**Short exercise:**
From the first line of the data below through the line bearing "const edgeColors = ['#1F3F60', '#5A2A08', '#3A3A3A'];", reproduce each line exactly; do not include pictures.

:: Provided data ::

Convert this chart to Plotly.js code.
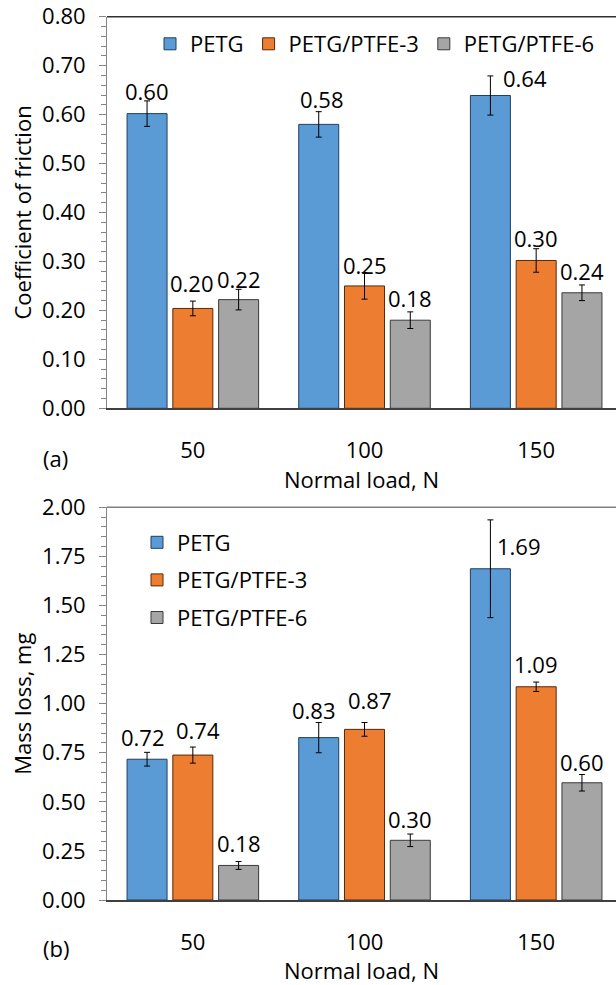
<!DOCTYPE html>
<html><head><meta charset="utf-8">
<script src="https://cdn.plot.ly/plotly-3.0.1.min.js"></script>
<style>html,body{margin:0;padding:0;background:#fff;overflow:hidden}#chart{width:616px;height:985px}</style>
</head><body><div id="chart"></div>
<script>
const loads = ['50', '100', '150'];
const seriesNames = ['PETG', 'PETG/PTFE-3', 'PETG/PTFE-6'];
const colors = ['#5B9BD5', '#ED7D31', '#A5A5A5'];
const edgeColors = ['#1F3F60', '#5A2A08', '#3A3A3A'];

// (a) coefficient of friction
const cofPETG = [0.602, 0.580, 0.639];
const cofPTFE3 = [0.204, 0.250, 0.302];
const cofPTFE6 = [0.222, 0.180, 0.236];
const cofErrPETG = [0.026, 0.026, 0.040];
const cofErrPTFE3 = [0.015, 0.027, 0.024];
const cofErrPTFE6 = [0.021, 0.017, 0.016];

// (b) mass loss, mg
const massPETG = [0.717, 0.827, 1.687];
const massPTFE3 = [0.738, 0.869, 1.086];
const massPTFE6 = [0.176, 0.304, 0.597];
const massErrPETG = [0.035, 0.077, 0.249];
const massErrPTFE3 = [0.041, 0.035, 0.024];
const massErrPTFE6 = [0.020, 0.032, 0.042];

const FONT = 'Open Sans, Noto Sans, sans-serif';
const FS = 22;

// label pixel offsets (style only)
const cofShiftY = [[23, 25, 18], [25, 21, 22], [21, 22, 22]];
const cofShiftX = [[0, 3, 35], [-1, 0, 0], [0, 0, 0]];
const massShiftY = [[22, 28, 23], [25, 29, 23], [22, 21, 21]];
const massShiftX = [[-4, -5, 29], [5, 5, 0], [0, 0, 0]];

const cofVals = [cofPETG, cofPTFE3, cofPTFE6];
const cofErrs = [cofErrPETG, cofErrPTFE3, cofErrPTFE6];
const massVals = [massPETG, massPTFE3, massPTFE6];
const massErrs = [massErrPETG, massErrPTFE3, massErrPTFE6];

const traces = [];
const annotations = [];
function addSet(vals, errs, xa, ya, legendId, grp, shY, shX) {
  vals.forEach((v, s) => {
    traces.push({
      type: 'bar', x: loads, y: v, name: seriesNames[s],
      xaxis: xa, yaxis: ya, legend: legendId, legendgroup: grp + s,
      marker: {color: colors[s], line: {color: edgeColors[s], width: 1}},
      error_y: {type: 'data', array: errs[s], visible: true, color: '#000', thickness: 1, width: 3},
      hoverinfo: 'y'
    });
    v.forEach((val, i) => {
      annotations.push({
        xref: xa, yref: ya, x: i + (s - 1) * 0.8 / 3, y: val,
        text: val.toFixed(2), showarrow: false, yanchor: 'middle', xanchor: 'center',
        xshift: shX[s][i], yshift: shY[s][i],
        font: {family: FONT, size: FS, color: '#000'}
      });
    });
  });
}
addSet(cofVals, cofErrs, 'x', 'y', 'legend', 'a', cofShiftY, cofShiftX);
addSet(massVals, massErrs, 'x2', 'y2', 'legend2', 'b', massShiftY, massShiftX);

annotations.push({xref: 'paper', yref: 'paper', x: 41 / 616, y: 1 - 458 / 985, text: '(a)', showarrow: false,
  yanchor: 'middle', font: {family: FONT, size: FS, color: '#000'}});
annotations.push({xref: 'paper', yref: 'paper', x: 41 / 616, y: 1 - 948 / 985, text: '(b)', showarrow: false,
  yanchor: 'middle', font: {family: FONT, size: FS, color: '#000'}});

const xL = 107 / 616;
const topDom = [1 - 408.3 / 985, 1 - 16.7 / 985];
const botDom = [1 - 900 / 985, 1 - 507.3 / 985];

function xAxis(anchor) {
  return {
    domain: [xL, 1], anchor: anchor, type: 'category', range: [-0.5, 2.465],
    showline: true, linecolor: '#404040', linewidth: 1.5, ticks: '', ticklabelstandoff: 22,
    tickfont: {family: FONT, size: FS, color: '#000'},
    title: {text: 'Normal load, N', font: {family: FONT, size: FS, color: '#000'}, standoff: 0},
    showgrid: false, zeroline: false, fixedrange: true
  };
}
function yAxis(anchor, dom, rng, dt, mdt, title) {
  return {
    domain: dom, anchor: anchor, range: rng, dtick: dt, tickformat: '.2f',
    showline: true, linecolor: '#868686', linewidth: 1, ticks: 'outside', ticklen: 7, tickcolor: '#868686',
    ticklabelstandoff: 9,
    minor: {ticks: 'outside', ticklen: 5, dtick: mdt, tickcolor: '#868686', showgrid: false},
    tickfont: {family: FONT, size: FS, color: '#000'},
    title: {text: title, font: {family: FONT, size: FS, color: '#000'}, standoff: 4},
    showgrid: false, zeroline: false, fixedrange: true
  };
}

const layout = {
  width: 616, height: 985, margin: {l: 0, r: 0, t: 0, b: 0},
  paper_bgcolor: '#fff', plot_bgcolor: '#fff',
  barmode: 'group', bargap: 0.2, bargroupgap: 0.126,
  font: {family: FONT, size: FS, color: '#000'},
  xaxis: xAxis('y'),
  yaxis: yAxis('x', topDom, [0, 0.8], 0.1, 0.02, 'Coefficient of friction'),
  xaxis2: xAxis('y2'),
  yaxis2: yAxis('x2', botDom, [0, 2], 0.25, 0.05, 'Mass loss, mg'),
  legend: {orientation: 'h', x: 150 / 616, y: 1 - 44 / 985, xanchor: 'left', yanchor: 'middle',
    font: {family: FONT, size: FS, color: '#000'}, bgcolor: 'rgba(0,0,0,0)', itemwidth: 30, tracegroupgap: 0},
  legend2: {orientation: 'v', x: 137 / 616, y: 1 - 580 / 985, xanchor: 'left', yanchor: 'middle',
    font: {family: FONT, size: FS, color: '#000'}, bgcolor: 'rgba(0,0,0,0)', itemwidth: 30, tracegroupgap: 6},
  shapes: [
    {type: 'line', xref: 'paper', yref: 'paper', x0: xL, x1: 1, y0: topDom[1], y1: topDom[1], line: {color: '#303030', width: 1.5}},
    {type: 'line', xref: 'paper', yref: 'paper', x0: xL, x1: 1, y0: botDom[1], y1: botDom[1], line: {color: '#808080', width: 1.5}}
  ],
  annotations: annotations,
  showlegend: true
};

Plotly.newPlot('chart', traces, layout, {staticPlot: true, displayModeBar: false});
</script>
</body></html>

:::

**Final result:**
Convert this chart to Plotly.js code.
<!DOCTYPE html>
<html><head><meta charset="utf-8">
<script src="https://cdn.plot.ly/plotly-3.0.1.min.js"></script>
<style>html,body{margin:0;padding:0;background:#fff;overflow:hidden}#chart{width:616px;height:985px}</style>
</head><body><div id="chart"></div>
<script>
const loads = ['50', '100', '150'];
const seriesNames = ['PETG', 'PETG/PTFE-3', 'PETG/PTFE-6'];
const colors = ['#5B9BD5', '#ED7D31', '#A5A5A5'];
const edgeColors = ['#1F3F60', '#5A2A08', '#3A3A3A'];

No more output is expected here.